*Problem:* Write out the data below in full, unchanged, minus the images.

*Given material:*

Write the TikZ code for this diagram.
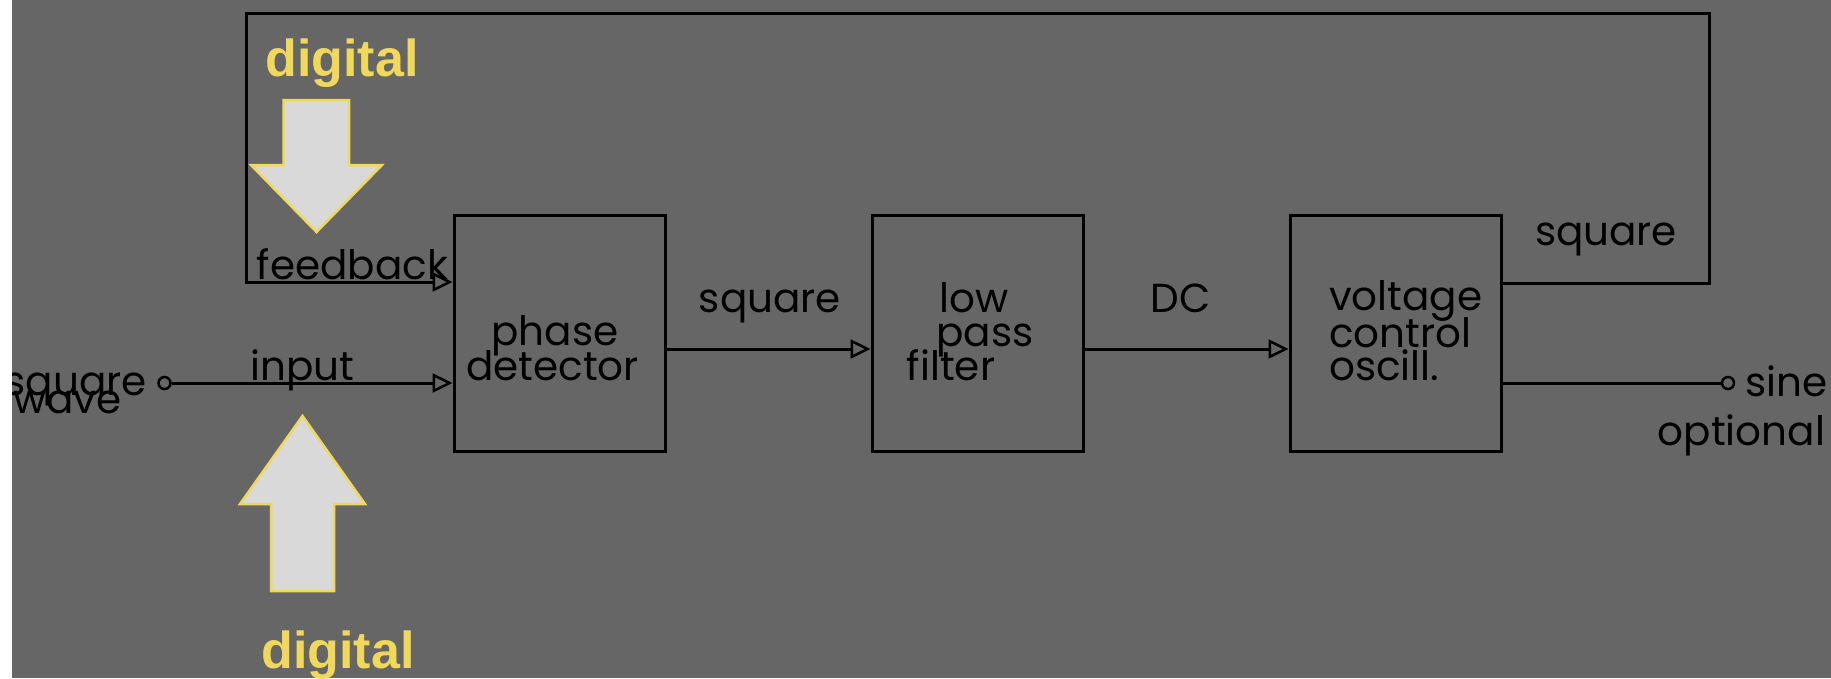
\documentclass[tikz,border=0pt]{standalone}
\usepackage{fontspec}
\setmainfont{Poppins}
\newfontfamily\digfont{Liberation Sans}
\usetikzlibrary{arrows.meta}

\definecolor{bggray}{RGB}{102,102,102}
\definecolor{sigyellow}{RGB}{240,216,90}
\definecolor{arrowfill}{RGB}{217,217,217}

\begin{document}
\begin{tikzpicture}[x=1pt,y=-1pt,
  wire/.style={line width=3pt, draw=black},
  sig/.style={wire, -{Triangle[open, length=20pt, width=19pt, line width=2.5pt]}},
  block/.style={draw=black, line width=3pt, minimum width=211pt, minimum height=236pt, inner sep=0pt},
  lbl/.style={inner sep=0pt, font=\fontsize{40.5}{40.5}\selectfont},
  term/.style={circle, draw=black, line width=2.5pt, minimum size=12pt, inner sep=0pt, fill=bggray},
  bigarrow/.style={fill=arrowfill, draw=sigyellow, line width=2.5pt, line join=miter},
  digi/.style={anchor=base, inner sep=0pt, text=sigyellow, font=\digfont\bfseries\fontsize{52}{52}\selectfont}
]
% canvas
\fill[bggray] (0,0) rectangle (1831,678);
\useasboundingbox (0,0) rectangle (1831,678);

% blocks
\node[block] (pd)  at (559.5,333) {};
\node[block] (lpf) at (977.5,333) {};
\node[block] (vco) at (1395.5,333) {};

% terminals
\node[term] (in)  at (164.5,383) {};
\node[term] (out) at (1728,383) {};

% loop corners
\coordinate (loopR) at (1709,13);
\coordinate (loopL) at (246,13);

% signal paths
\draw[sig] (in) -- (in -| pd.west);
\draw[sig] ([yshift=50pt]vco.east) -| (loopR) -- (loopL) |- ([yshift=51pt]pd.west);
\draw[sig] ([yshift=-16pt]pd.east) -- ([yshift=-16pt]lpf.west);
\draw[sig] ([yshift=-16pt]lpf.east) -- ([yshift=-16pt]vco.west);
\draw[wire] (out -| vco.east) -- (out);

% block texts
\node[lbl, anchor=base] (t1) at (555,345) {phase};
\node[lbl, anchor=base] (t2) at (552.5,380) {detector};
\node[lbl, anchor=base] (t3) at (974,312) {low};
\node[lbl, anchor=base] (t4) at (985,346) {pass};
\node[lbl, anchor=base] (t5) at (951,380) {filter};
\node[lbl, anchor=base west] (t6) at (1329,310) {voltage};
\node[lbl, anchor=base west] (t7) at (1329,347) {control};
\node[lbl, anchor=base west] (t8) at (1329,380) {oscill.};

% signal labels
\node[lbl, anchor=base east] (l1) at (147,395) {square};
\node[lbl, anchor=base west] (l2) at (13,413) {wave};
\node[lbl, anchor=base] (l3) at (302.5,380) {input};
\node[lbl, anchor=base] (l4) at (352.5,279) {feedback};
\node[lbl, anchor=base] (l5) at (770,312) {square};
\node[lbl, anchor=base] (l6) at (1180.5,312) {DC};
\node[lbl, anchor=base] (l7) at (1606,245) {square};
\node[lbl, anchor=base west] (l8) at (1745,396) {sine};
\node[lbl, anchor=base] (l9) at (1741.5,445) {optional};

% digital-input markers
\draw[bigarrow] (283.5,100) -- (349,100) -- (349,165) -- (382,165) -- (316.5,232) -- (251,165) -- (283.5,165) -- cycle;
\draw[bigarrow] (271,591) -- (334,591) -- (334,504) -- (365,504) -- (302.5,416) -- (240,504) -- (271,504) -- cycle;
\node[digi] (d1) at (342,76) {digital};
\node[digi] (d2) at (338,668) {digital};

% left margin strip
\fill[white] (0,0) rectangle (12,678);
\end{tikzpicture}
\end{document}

*Response:*
Write the TikZ code for this diagram.
\documentclass[tikz,border=0pt]{standalone}
\usepackage{fontspec}
\setmainfont{Poppins}
\newfontfamily\digfont{Liberation Sans}
\usetikzlibrary{arrows.meta}

\definecolor{bggray}{RGB}{102,102,102}
\definecolor{sigyellow}{RGB}{240,216,90}
\definecolor{arrowfill}{RGB}{217,217,217}

\begin{document}
\begin{tikzpicture}[x=1pt,y=-1pt,
  wire/.style={line width=3pt, draw=black},
  sig/.style={wire, -{Triangle[open, length=20pt, width=19pt, line width=2.5pt]}},
  block/.style={draw=black, line width=3pt, minimum width=211pt, minimum height=236pt, inner sep=0pt},
  lbl/.style={inner sep=0pt, font=\fontsize{40.5}{40.5}\selectfont},
  term/.style={circle, draw=black, line width=2.5pt, minimum size=12pt, inner sep=0pt, fill=bggray},
  bigarrow/.style={fill=arrowfill, draw=sigyellow, line width=2.5pt, line join=miter},
  digi/.style={anchor=base, inner sep=0pt, text=sigyellow, font=\digfont\bfseries\fontsize{52}{52}\selectfont}
]
% canvas
\fill[bggray] (0,0) rectangle (1831,678);
\useasboundingbox (0,0) rectangle (1831,678);

% blocks
\node[block] (pd)  at (559.5,333) {};
\node[block] (lpf) at (977.5,333) {};
\node[block] (vco) at (1395.5,333) {};

% terminals
\node[term] (in)  at (164.5,383) {};
\node[term] (out) at (1728,383) {};

% loop corners
\coordinate (loopR) at (1709,13);
\coordinate (loopL) at (246,13);

% signal paths
\draw[sig] (in) -- (in -| pd.west);
\draw[sig] ([yshift=50pt]vco.east) -| (loopR) -- (loopL) |- ([yshift=51pt]pd.west);
\draw[sig] ([yshift=-16pt]pd.east) -- ([yshift=-16pt]lpf.west);
\draw[sig] ([yshift=-16pt]lpf.east) -- ([yshift=-16pt]vco.west);
\draw[wire] (out -| vco.east) -- (out);

% block texts
\node[lbl, anchor=base] (t1) at (555,345) {phase};
\node[lbl, anchor=base] (t2) at (552.5,380) {detector};
\node[lbl, anchor=base] (t3) at (974,312) {low};
\node[lbl, anchor=base] (t4) at (985,346) {pass};
\node[lbl, anchor=base] (t5) at (951,380) {filter};
\node[lbl, anchor=base west] (t6) at (1329,310) {voltage};
\node[lbl, anchor=base west] (t7) at (1329,347) {control};
\node[lbl, anchor=base west] (t8) at (1329,380) {oscill.};

% signal labels
\node[lbl, anchor=base east] (l1) at (147,395) {square};
\node[lbl, anchor=base west] (l2) at (13,413) {wave};
\node[lbl, anchor=base] (l3) at (302.5,380) {input};
\node[lbl, anchor=base] (l4) at (352.5,279) {feedback};
\node[lbl, anchor=base] (l5) at (770,312) {square};
\node[lbl, anchor=base] (l6) at (1180.5,312) {DC};
\node[lbl, anchor=base] (l7) at (1606,245) {square};
\node[lbl, anchor=base west] (l8) at (1745,396) {sine};
\node[lbl, anchor=base] (l9) at (1741.5,445) {optional};

% digital-input markers
\draw[bigarrow] (283.5,100) -- (349,100) -- (349,165) -- (382,165) -- (316.5,232) -- (251,165) -- (283.5,165) -- cycle;
\draw[bigarrow] (271,591) -- (334,591) -- (334,504) -- (365,504) -- (302.5,416) -- (240,504) -- (271,504) -- cycle;
\node[digi] (d1) at (342,76) {digital};
\node[digi] (d2) at (338,668) {digital};

% left margin strip
\fill[white] (0,0) rectangle (12,678);
\end{tikzpicture}
\end{document}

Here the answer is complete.